There are conditions for particular substances when it is impossible for the liquid or gaseous phase to exist. Since the kinetic energy of a molecular system is directly proportional to the Kelvin temperature, it is logical to assume that there is a temperature at which the kinetic energy of the molecules is so great that the attractive forces between molecules are insufficient for the liquid phase to remain. The temperature above which the liquid phase of a substance cannot exist is called its critical temperature. Above its critical temperature, no gas can be liquefied regardless of the pressure applied. The minimum pressure required to liquefy a gas at its critical temperature is called its critical pressure.

Whereas particles in gases have the highest degree of disorder, the solid state has the most ordered system. Particles are fixed in rather definite positions and maintain definite shapes. Because of their variation in packing, solids can be divided into three categories: Crystalline
solids have a three-dimensional representation much like a brick wall. They have a regular structure, in which the particles pack in a repeating pattern from one edge of the solid to the other. Amorphous solids (literally, “solids without form”) have a random structure, with little if any long-range order. Polycrystalline solids are an aggregate of a large number of small crystals or grains in which the structure is regular, but the crystals or grains are arranged in a random fashion.
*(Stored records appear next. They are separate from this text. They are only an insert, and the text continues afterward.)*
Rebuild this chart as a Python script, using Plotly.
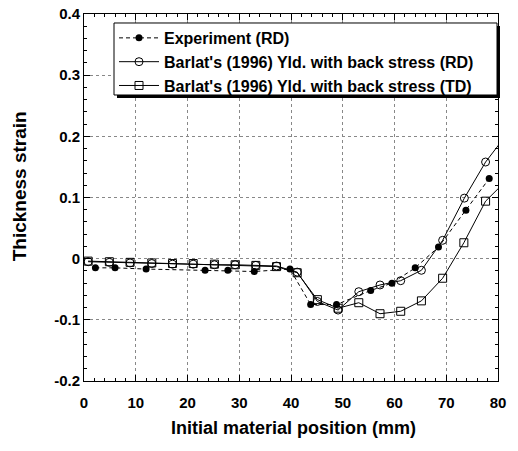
import plotly.graph_objects as go

# Experiment (RD)
exp_x = [2.2, 6.0, 12.0, 23.4, 27.8, 32.9, 39.8, 43.8, 48.8, 55.4, 59.5, 64.0, 68.5, 73.8, 78.3]
exp_y = [-0.015, -0.015, -0.017, -0.019, -0.019, -0.021, -0.017, -0.075, -0.075, -0.052, -0.040, -0.015, 0.019, 0.079, 0.131]

# Barlat RD (open circles)
rd_x = [0.8, 4.9, 8.9, 13.1, 17.1, 21.1, 25.2, 29.2, 33.2, 37.2, 41.2, 45.1, 49.1, 53.1, 57.2, 61.2, 65.2, 69.3, 73.5, 77.6, 81.4]
rd_y = [-0.005, -0.006, -0.007, -0.008, -0.009, -0.009, -0.010, -0.010, -0.011, -0.012, -0.022, -0.070, -0.084, -0.054, -0.043, -0.036, -0.019, 0.030, 0.099, 0.158, 0.200]

# Barlat TD (open squares)
td_x = [0.8, 4.9, 8.9, 13.1, 17.1, 21.1, 25.2, 29.2, 33.2, 37.2, 41.2, 45.1, 49.1, 53.1, 57.2, 61.2, 65.2, 69.3, 73.4, 77.6, 81.4]
td_y = [-0.004, -0.005, -0.006, -0.007, -0.008, -0.008, -0.009, -0.010, -0.011, -0.013, -0.023, -0.067, -0.081, -0.072, -0.090, -0.086, -0.069, -0.032, 0.026, 0.094, 0.126]

x_ticks = [0, 10, 20, 30, 40, 50, 60, 70, 80]
y_ticks = [-0.2, -0.1, 0, 0.1, 0.2, 0.3, 0.4]
y_tick_text = ["-0.2", "-0.1", "0", "0.1", "0.2", "0.3", "0.4"]

fig = go.Figure()
fig.add_trace(go.Scatter(
    x=exp_x, y=exp_y, mode="lines+markers", name="Experiment (RD)",
    line=dict(color="black", width=1, dash="4px,3px"),
    marker=dict(symbol="circle", size=7, color="black")))
fig.add_trace(go.Scatter(
    x=rd_x, y=rd_y, mode="lines+markers", name="Barlat's (1996) Yld. with back stress (RD)",
    line=dict(color="black", width=1),
    marker=dict(symbol="circle-open", size=8, color="black", line=dict(width=1))))
fig.add_trace(go.Scatter(
    x=td_x, y=td_y, mode="lines+markers", name="Barlat's (1996) Yld. with back stress (TD)",
    line=dict(color="black", width=1),
    marker=dict(symbol="square-open", size=8, color="black", line=dict(width=1))))

font_family = "Liberation Sans, Arial, sans-serif"

fig.update_layout(
    width=518, height=451,
    margin=dict(l=84, r=20, t=14, b=70, autoexpand=False),
    paper_bgcolor="white", plot_bgcolor="white",
    font=dict(family=font_family, size=13, color="black"),
    showlegend=True,
    legend=dict(
        x=0.0725, y=0.981, xanchor="left", yanchor="top",
        bgcolor="rgba(0,0,0,0)", borderwidth=0,
        font=dict(family=font_family, size=16, color="black", weight="bold"),
        tracegroupgap=0, itemwidth=40,
    ),
    xaxis=dict(
        range=[0, 80], tickvals=x_ticks, ticks="inside", ticklen=6,
        tickcolor="black", showline=True, linecolor="black", linewidth=1, mirror="ticks",
        showgrid=True, gridcolor="#888", griddash="dot", gridwidth=1,
        zeroline=False, automargin=False, ticklabelstandoff=8,
        minor=dict(dtick=2, ticks="inside", ticklen=3, tickcolor="black", showgrid=False),
        tickfont=dict(family=font_family, size=15, weight="bold"),
    ),
    yaxis=dict(
        range=[-0.2, 0.4], tickvals=y_ticks, ticktext=y_tick_text, ticks="inside", ticklen=6,
        tickcolor="black", showline=True, linecolor="black", linewidth=1, mirror="ticks",
        showgrid=True, gridcolor="#888", griddash="dot", gridwidth=1,
        zeroline=False, automargin=False,
        minor=dict(dtick=0.02, ticks="inside", ticklen=3, tickcolor="black", showgrid=False),
        tickfont=dict(family=font_family, size=15, weight="bold"),
    ),
    annotations=[
        dict(text="Initial material position (mm)", xref="paper", yref="paper",
             x=0.505, y=-0.128, xanchor="center", yanchor="middle", showarrow=False,
             font=dict(family=font_family, size=18, weight="bold")),
        dict(text="Thickness strain", xref="paper", yref="paper",
             x=-0.155, y=0.53, xanchor="center", yanchor="middle", showarrow=False,
             textangle=-90, font=dict(family=font_family, size=19, weight="bold")),
    ],
)

# legend drop shadow and frame
fig.add_shape(type="rect", xref="paper", yref="paper",
              x0=0.0797, x1=1.0048, y0=0.7711, y1=0.9673,
              fillcolor="black", line=dict(width=0), layer="above")
fig.add_shape(type="rect", xref="paper", yref="paper",
              x0=0.0725, x1=0.9976, y0=0.7793, y1=0.9755,
              fillcolor="white", line=dict(color="black", width=1), layer="above")

fig.write_html("out.html")
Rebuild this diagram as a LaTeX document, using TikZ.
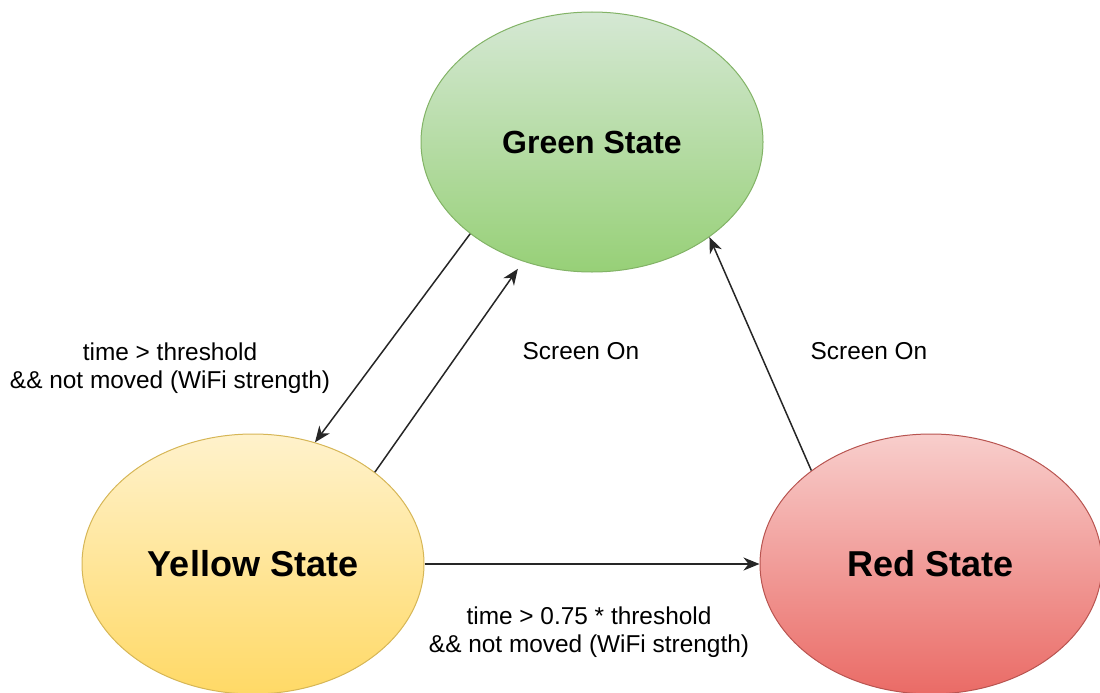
\documentclass[tikz,border=0pt]{standalone}
\usepackage{fontspec}
\setmainfont{Liberation Sans}
\usetikzlibrary{shapes.geometric,arrows.meta}

\definecolor{gTop}{HTML}{D5E8D4}
\definecolor{gBot}{HTML}{97D077}
\definecolor{gLine}{HTML}{82B366}
\definecolor{yTop}{HTML}{FFF2CC}
\definecolor{yBot}{HTML}{FFD966}
\definecolor{yLine}{HTML}{D6B656}
\definecolor{rTop}{HTML}{F8CECC}
\definecolor{rBot}{HTML}{EA6B66}
\definecolor{rLine}{HTML}{B85450}

\tikzset{
  statenode/.style={ellipse, inner sep=0pt, minimum width=342pt, minimum height=260pt,
    line width=1pt, font=\bfseries\fontsize{36}{40}\selectfont},
  greenstate/.style={statenode, draw=gLine, top color=gTop, bottom color=gBot,
    font=\bfseries\fontsize{32}{36}\selectfont},
  yellowstate/.style={statenode, draw=yLine, top color=yTop, bottom color=yBot},
  redstate/.style={statenode, draw=rLine, top color=rTop, bottom color=rBot},
  trans/.style={line width=1.5pt, draw=black!85,
    -{Stealth[length=16pt,width=13pt,inset=5pt]}},
  cond/.style={align=center, inner sep=0pt, font=\fontsize{24.4}{28}\selectfont}
}

\begin{document}
\begin{tikzpicture}[x=1pt,y=-1pt]
  \useasboundingbox (0,0) rectangle (1100,693);

  % states
  \node[greenstate]  (g) at (592,142) {Green State};
  \node[yellowstate] (y) at (253,564) {Yellow State};
  \node[redstate]    (r) at (931,564) {Red State};

  % transitions
  \draw[trans] (g.217.8) -- (y.63.3);
  \draw[trans, shorten >=9pt] (y.37.2) -- (g.240.6);
  \draw[trans] (r.142.4) -- (g.321.6);
  \draw[trans] (y.east) -- (r.west);

  % transition conditions
  \node[cond] (c1) at (170,368) {time > threshold\\\&\& not moved (WiFi strength)};
  \node[cond] (c2) at (581,351) {Screen On};
  \node[cond] (c3) at (869,351) {Screen On};
  \node[cond] (c4) at (589,632) {time > 0.75 * threshold\\\&\& not moved (WiFi strength)};
\end{tikzpicture}
\end{document}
Particles in solids do vibrate in position, however, and may even diffuse through the solid. (Example: Gold clamped to lead shows diffusion of some gold atoms into the lead over long periods of time.) Other solids do not show diffusion because of strong ionic or covalent bonds in network solids. (Examples: NaCl and diamond, respectively.)
When heated at certain pressures, some solids vaporize directly without passing through the liquid phase. This is called sublimation. Solids like solid carbon dioxide and solid iodine exhibit this property because of unusually high vapor pressure.
The temperature at which atomic or molecular vibrations of a solid become so great that the particles break free from fixed positions and begin to slide freely over each other in a liquid state is called the melting point. The amount of energy required at the melting point temperature to cause the change of phase to occur is called the heat of fusion. The amount of this energy depends on the nature of the solid and the type of bonds present.
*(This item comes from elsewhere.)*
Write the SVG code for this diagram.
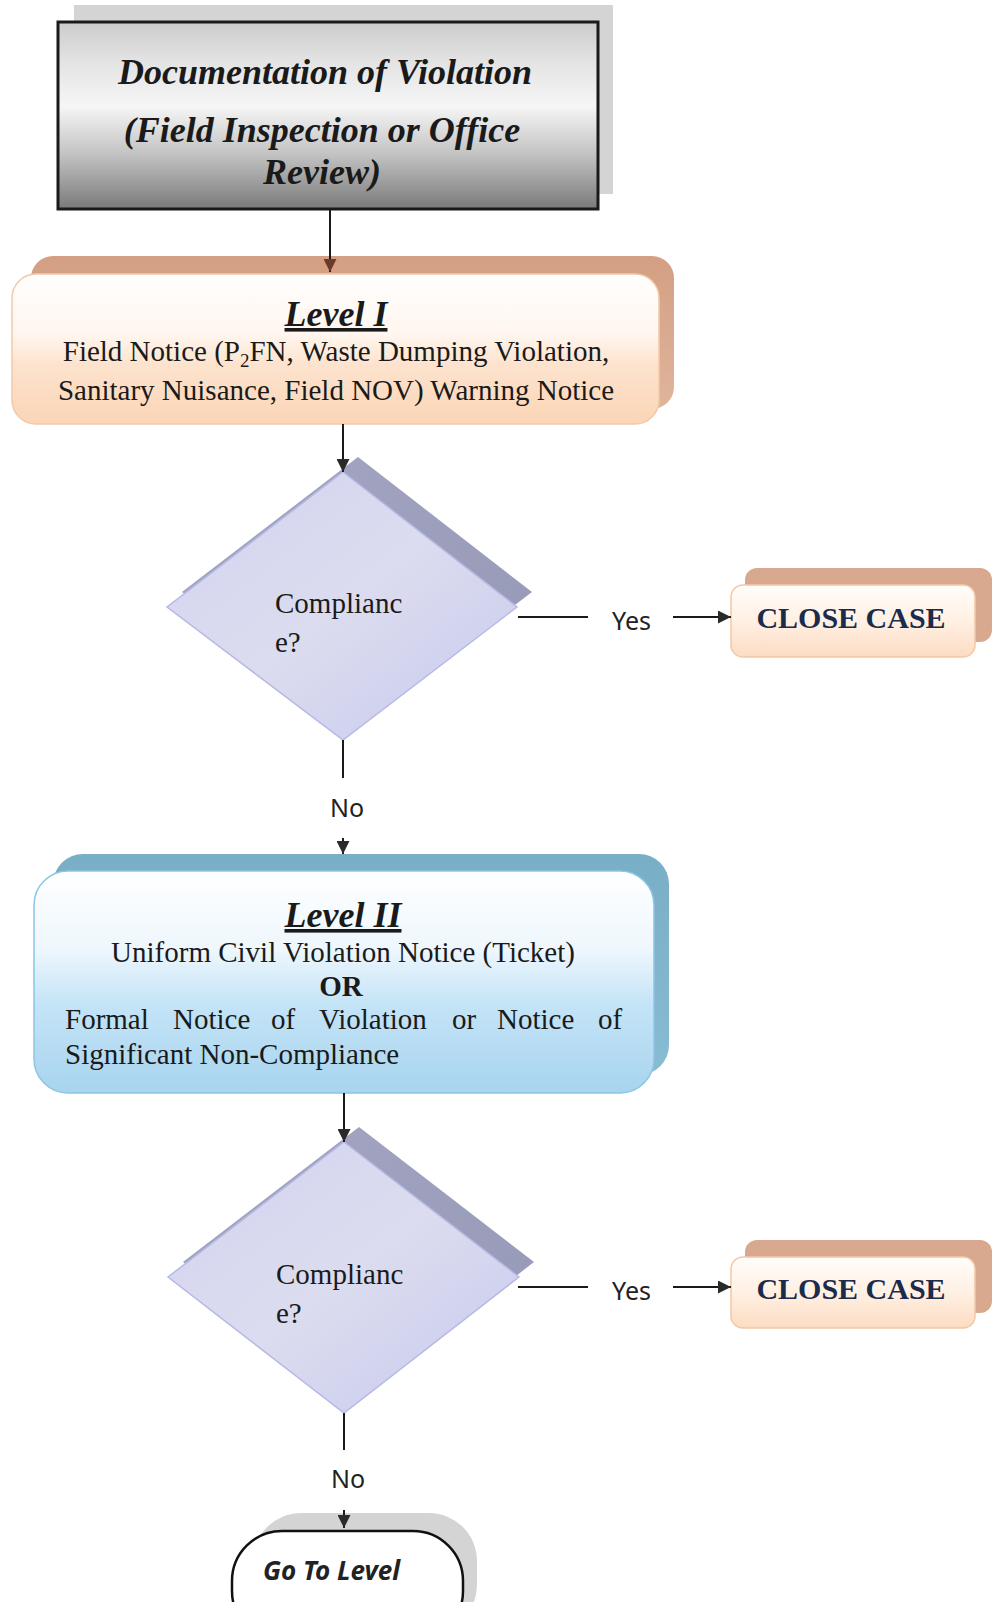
<svg xmlns="http://www.w3.org/2000/svg" width="995" height="1602" viewBox="0 0 995 1602">
  <defs>
    <linearGradient id="gGray" x1="0" y1="0" x2="0" y2="1">
      <stop offset="0" stop-color="#cbcbcb"/>
      <stop offset="0.2" stop-color="#e2e2e2"/>
      <stop offset="0.45" stop-color="#f6f6f6"/>
      <stop offset="0.7" stop-color="#c4c4c4"/>
      <stop offset="1" stop-color="#7a7a7a"/>
    </linearGradient>
    <linearGradient id="gPeach" x1="0" y1="0" x2="0" y2="1">
      <stop offset="0" stop-color="#fffefd"/>
      <stop offset="0.4" stop-color="#fff6ef"/>
      <stop offset="0.6" stop-color="#fde3ce"/>
      <stop offset="1" stop-color="#fbd5b6"/>
    </linearGradient>
    <linearGradient id="gPeach2" x1="0" y1="0" x2="0" y2="1">
      <stop offset="0" stop-color="#fffdfb"/>
      <stop offset="0.5" stop-color="#fff0e3"/>
      <stop offset="1" stop-color="#fcdcc2"/>
    </linearGradient>
    <linearGradient id="gTan" x1="0" y1="0" x2="0" y2="1">
      <stop offset="0" stop-color="#d49f83"/>
      <stop offset="1" stop-color="#dfb59c"/>
    </linearGradient>
    <linearGradient id="gBlue" x1="0" y1="0" x2="0" y2="1">
      <stop offset="0" stop-color="#ffffff"/>
      <stop offset="0.35" stop-color="#eef7fd"/>
      <stop offset="0.6" stop-color="#c4e4f7"/>
      <stop offset="1" stop-color="#a8d4ef"/>
    </linearGradient>
    <linearGradient id="gSteel" x1="0" y1="0" x2="0" y2="1">
      <stop offset="0" stop-color="#78aec6"/>
      <stop offset="1" stop-color="#88bcd3"/>
    </linearGradient>
    <linearGradient id="gLav" x1="0" y1="0" x2="1" y2="1">
      <stop offset="0" stop-color="#d2d4f0"/>
      <stop offset="0.5" stop-color="#dcdcef"/>
      <stop offset="1" stop-color="#c6c9ee"/>
    </linearGradient>
    <linearGradient id="gShadowD" x1="0" y1="0" x2="1" y2="1">
      <stop offset="0" stop-color="#a4a6c2"/>
      <stop offset="1" stop-color="#9598b6"/>
    </linearGradient>
    <marker id="arr" viewBox="0 0 10 10" refX="10" refY="5" markerWidth="15" markerHeight="13" markerUnits="userSpaceOnUse" orient="auto">
      <path d="M0,0 L10,5 L0,10 Z" fill="#2a2a2a"/>
    </marker>
    <marker id="arrBrown" viewBox="0 0 10 10" refX="10" refY="5" markerWidth="15" markerHeight="13" markerUnits="userSpaceOnUse" orient="auto">
      <path d="M0,0 L10,5 L0,10 Z" fill="#6a3a2a"/>
    </marker>
  </defs>
  <style>
    .serif { font-family: "Liberation Serif", "Times New Roman", serif; fill: #1a1a1a; }
    .title { font-size: 36px; font-weight: bold; font-style: italic; }
    .lvl { font-size: 36px; font-weight: bold; font-style: italic; text-decoration: underline; }
    .body { font-size: 29px; }
    .close { font-size: 30px; font-weight: bold; fill: #1b2b4c; }
    .sans { font-family: "Noto Sans", "Open Sans", sans-serif; fill: #222; }
    .lbl { font-size: 25px; }
    .line { stroke: #1a1a1a; stroke-width: 2; fill: none; }
  </style>

  <rect width="995" height="1602" fill="#ffffff"/>

  <g id="node-documentation">
    <rect x="74" y="5" width="539" height="189" fill="#d4d4d4"/>
    <rect x="58" y="22" width="540" height="187" fill="url(#gGray)" stroke="#1a1a1a" stroke-width="3"/>
    <text class="serif title" x="325" y="84" text-anchor="middle">Documentation of Violation</text>
    <text class="serif title" x="322" y="142" text-anchor="middle">(Field Inspection or Office</text>
    <text class="serif title" x="322" y="184" text-anchor="middle">Review)</text>
  </g>

  <g id="node-level1">
    <rect x="31" y="256" width="643" height="153" rx="22" fill="url(#gTan)"/>
    <rect x="12" y="274" width="647" height="150" rx="24" fill="url(#gPeach)" stroke="#f3c9a9" stroke-width="1.5"/>
    <text class="serif lvl" x="336" y="326" text-anchor="middle">Level I</text>
    <text class="serif body" x="336" y="361" text-anchor="middle">Field Notice (P<tspan font-size="19" dy="6">2</tspan><tspan dy="-6">FN, Waste Dumping Violation,</tspan></text>
    <text class="serif body" x="336" y="400" text-anchor="middle">Sanitary Nuisance, Field NOV) Warning Notice</text>
  </g>

  <g id="node-decision1">
    <polygon points="358,457 532,592 358,725 182,592" fill="url(#gShadowD)"/>
    <polygon points="343,472 517,607 343,740 167,607" fill="url(#gLav)" stroke="#b6bae4" stroke-width="1.5"/>
    <text class="serif body" x="275" y="613">Complianc</text>
    <text class="serif body" x="275" y="652">e?</text>
  </g>

  <g id="node-close1">
    <rect x="745" y="568" width="247" height="74" rx="12" fill="#d8a88f"/>
    <rect x="731" y="585" width="244" height="72" rx="12" fill="url(#gPeach2)" stroke="#f2c8a6" stroke-width="1.5"/>
    <text class="serif close" x="851" y="628" text-anchor="middle">CLOSE CASE</text>
  </g>

  <g id="node-level2">
    <rect x="53" y="854" width="616" height="221" rx="30" fill="url(#gSteel)"/>
    <rect x="34" y="871" width="620" height="222" rx="34" fill="url(#gBlue)" stroke="#8cc5e5" stroke-width="1.5"/>
    <text class="serif lvl" x="343" y="927" text-anchor="middle">Level II</text>
    <text class="serif body" x="343" y="962" text-anchor="middle">Uniform Civil Violation Notice (Ticket)</text>
    <text class="serif body" x="341" y="996" text-anchor="middle" font-weight="bold">OR</text>
    <text class="serif body" y="1029"><tspan x="65">Formal</tspan><tspan x="173">Notice</tspan><tspan x="271">of</tspan><tspan x="319">Violation</tspan><tspan x="452">or</tspan><tspan x="497">Notice</tspan><tspan x="598">of</tspan></text>
    <text class="serif body" x="65" y="1064">Significant Non-Compliance</text>
  </g>

  <g id="node-decision2">
    <polygon points="359,1127 534,1262 359,1398 183,1262" fill="url(#gShadowD)"/>
    <polygon points="344,1142 519,1277 344,1413 168,1277" fill="url(#gLav)" stroke="#b6bae4" stroke-width="1.5"/>
    <text class="serif body" x="276" y="1284">Complianc</text>
    <text class="serif body" x="276" y="1323">e?</text>
  </g>

  <g id="node-close2">
    <rect x="745" y="1240" width="247" height="73" rx="12" fill="#d8a88f"/>
    <rect x="731" y="1257" width="244" height="71" rx="12" fill="url(#gPeach2)" stroke="#f2c8a6" stroke-width="1.5"/>
    <text class="serif close" x="851" y="1299" text-anchor="middle">CLOSE CASE</text>
  </g>

  <g id="node-goto">
    <rect x="253" y="1513" width="224" height="120" rx="48" fill="#d4d4d4"/>
    <rect x="232" y="1531" width="231" height="110" rx="50" fill="#ffffff" stroke="#111111" stroke-width="2.5"/>
    <text class="sans" x="263" y="1580" font-size="26" font-weight="bold" font-style="italic" textLength="137" lengthAdjust="spacingAndGlyphs">Go To Level</text>
  </g>

  <g id="connectors">
    <line class="line" x1="330" y1="210" x2="330" y2="272" marker-end="url(#arrBrown)"/>
    <line class="line" x1="343" y1="424" x2="343" y2="472" marker-end="url(#arr)"/>
    <line class="line" x1="518" y1="617" x2="588" y2="617"/>
    <line class="line" x1="673" y1="617" x2="731" y2="617" marker-end="url(#arr)"/>
    <line class="line" x1="343" y1="740" x2="343" y2="778"/>
    <line class="line" x1="343" y1="838" x2="343" y2="854" marker-end="url(#arr)"/>
    <line class="line" x1="344" y1="1093" x2="344" y2="1142" marker-end="url(#arr)"/>
    <line class="line" x1="518" y1="1287" x2="588" y2="1287"/>
    <line class="line" x1="673" y1="1287" x2="731" y2="1287" marker-end="url(#arr)"/>
    <line class="line" x1="344" y1="1413" x2="344" y2="1450"/>
    <line class="line" x1="344" y1="1510" x2="344" y2="1528" marker-end="url(#arr)"/>
    <text class="sans lbl" x="612" y="630">Yes</text>
    <text class="sans lbl" x="612" y="1300">Yes</text>
    <text class="sans lbl" x="347" y="817" text-anchor="middle">No</text>
    <text class="sans lbl" x="348" y="1488" text-anchor="middle">No</text>
  </g>
</svg>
The simplest way to discuss a phase diagram is by an example, such as Figure 25.
A phase diagram ties together the effects of temperature and also pressure on the phase changes of a substance. In Figure 25 the line BD is essentially the vapor-pressure curve for the liquid phase. Notice that at a pressure of 760 millimeters of mercury (1 atmosphere) the water will boil (change to the vapor phase) at 100°C (point F). However, if the pressure is raised, the boiling point temperature increases; and, if the pressure is less than 760 millimeters, the boiling point decreases along the BD curve down to point B.
Figure 25. Partial Phase Diagram for Water (distorted somewhat to distinguish the triple point from the freezing point)

At 0°C the freezing point of water is found along the line BC at point E for pressure at 1 atmosphere or 760 millimeters. Again, this point is affected by pressure along the line BC so that, if pressure is decreased, the freezing point is slightly higher up to point B or 0.01°C.
Point B represents the point at which the solid, liquid, and vapor phases may all exist at equilibrium. This point is known as the triple point. It is the only temperature and pressure at which three phases of a pure substance can exist in equilibrium with one another in a system containing only the pure substance.